Our other first course was the wild striped bass ceviche, which was marinated in citrus juices and topped with red onion, avocado, smoked paprika, cucumber, red pepper, microgreens, and popcorn. The striped bass was sliced thinly, kind of like a crudo, and the citrus marinade was very light. I liked that the dish wasn’t overly acidic, and the freshness of the fish really shined through. The accompanying garnishes were chopped into tiny pieces so that they provided a textural contrast without detracting from the delicate flavor of the striped bass. Although this was a very elegant version of ceviche, I thought the popcorn on top was a playful nod to the traditional way the dish is usually served.

Wild striped bass ceviche

For the main course, Josh started out with the spotted skate wing, which was topped with cauliflower, golden raisins, toasted almonds, and a caper curry brown butter. The skate was pan seared perfectly so that it had a nice golden brown crust on the inside, yet was still tender and flaky. The curry in the brown butter sauce was very mild but combined with all the other ingredients, it was an intriguing combination of flavors and textures. Every bite highlighted a different component, from the sweet raisins to the savory cauliflower and tangy caper berries. There was a lot going on yet it all worked together very well.

Spotted skate wing

Our other main course was braised pork belly with apple, brussels sprouts, cornichons, dijon mustard jus, and roasted pearl onions. The pork belly was fatty and luscious, just as it should be, but it was served in one long piece that was a bit hard to cut neatly. I ended up separating the fatty top from the rest of the meat by accident and couldn’t get a thin enough slice of both that would just melt in my mouth. I think the restaurant should have sliced the pork belly up for us rather then leaving it for us to deal with on our own. That aside, the dish was a great mix of sweet and savory, highlighted by the apple sauce and shaved brussels sprouts. While it wasn’t the best pork belly we’ve ever had (that honor belongs to L’Atelier de Joel Robuchon in Las Vegas), it was definitely near the top of the list.

Braised pork belly

There were only two options for dessert so we got one of each. The first was a caramel corn sundae with vanilla chantilly, bananas, and salted peanuts. This dessert was so incredibly playful that it just put a huge smile on our faces. It tasted just like cracker jacks, but better. The refreshing popcorn(!) ice cream was topped with sweet vanilla cream and streaks of caramel, and biting into the pieces of banana and salted peanuts were like finding little prizes in the sundae. The kernels of caramel corn just put the whole thing over the top.

Caramel corn sundae

The other dessert was a bittersweet chocolate ganache tart with blood orange creme. This was the polar opposite to the caramel corn sundae, as it was dark, rich, and very intense. The ganache was very dense but delightfully creamy on the tongue. The creme had just a hint of citrusy flavor to it, and was a nice complement to the dark chocolate. It was a good dessert on its own but couldn’t compare to the light and whimsical sundae.
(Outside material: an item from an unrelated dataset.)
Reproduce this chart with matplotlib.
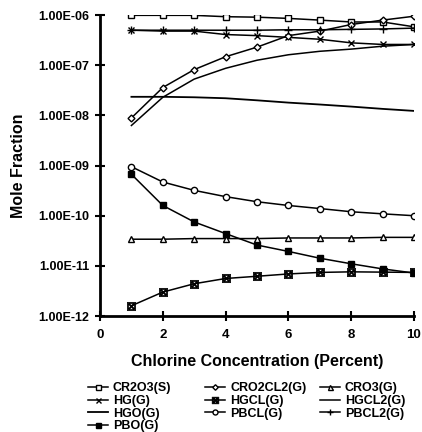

Bittersweet chocolate ganache tart

Lastly, they brought us a small plate of cookies to finish off our meal. There was a thin and crispy sandwich cookie, a hard and crunchy biscotti, an intriguing salted chocolate chip cookie, and a classic shortbread cookie with jam on top. We were stuffed after our lunch but couldn’t resist having a few nibbles.

Platter of mini cookies

Overall Josh and I both loved this meal. We thought that it was one of the best Restaurant Week lunches we’ve ever had, certainly the best of winter 2010, and we were really impressed with all of our courses. While I didn’t love the atmosphere of the restaurant’s new location, service was exemplary. Our waiter explained each of our dishes to us as they were served, and when he noticed that we swapped plates during the first course, he made sure to help us with the swap during our second course. More importantly though, I thought the dishes we had were bold and innovative, as well as fun and imaginative. This meal was absolutely a highlight for us and definitely made us interested in trying some dishes from the regular menu. We sincerely hope that Aureole will be participating in Summer Restaurant Week this year, and will be offering yet another stellar menu.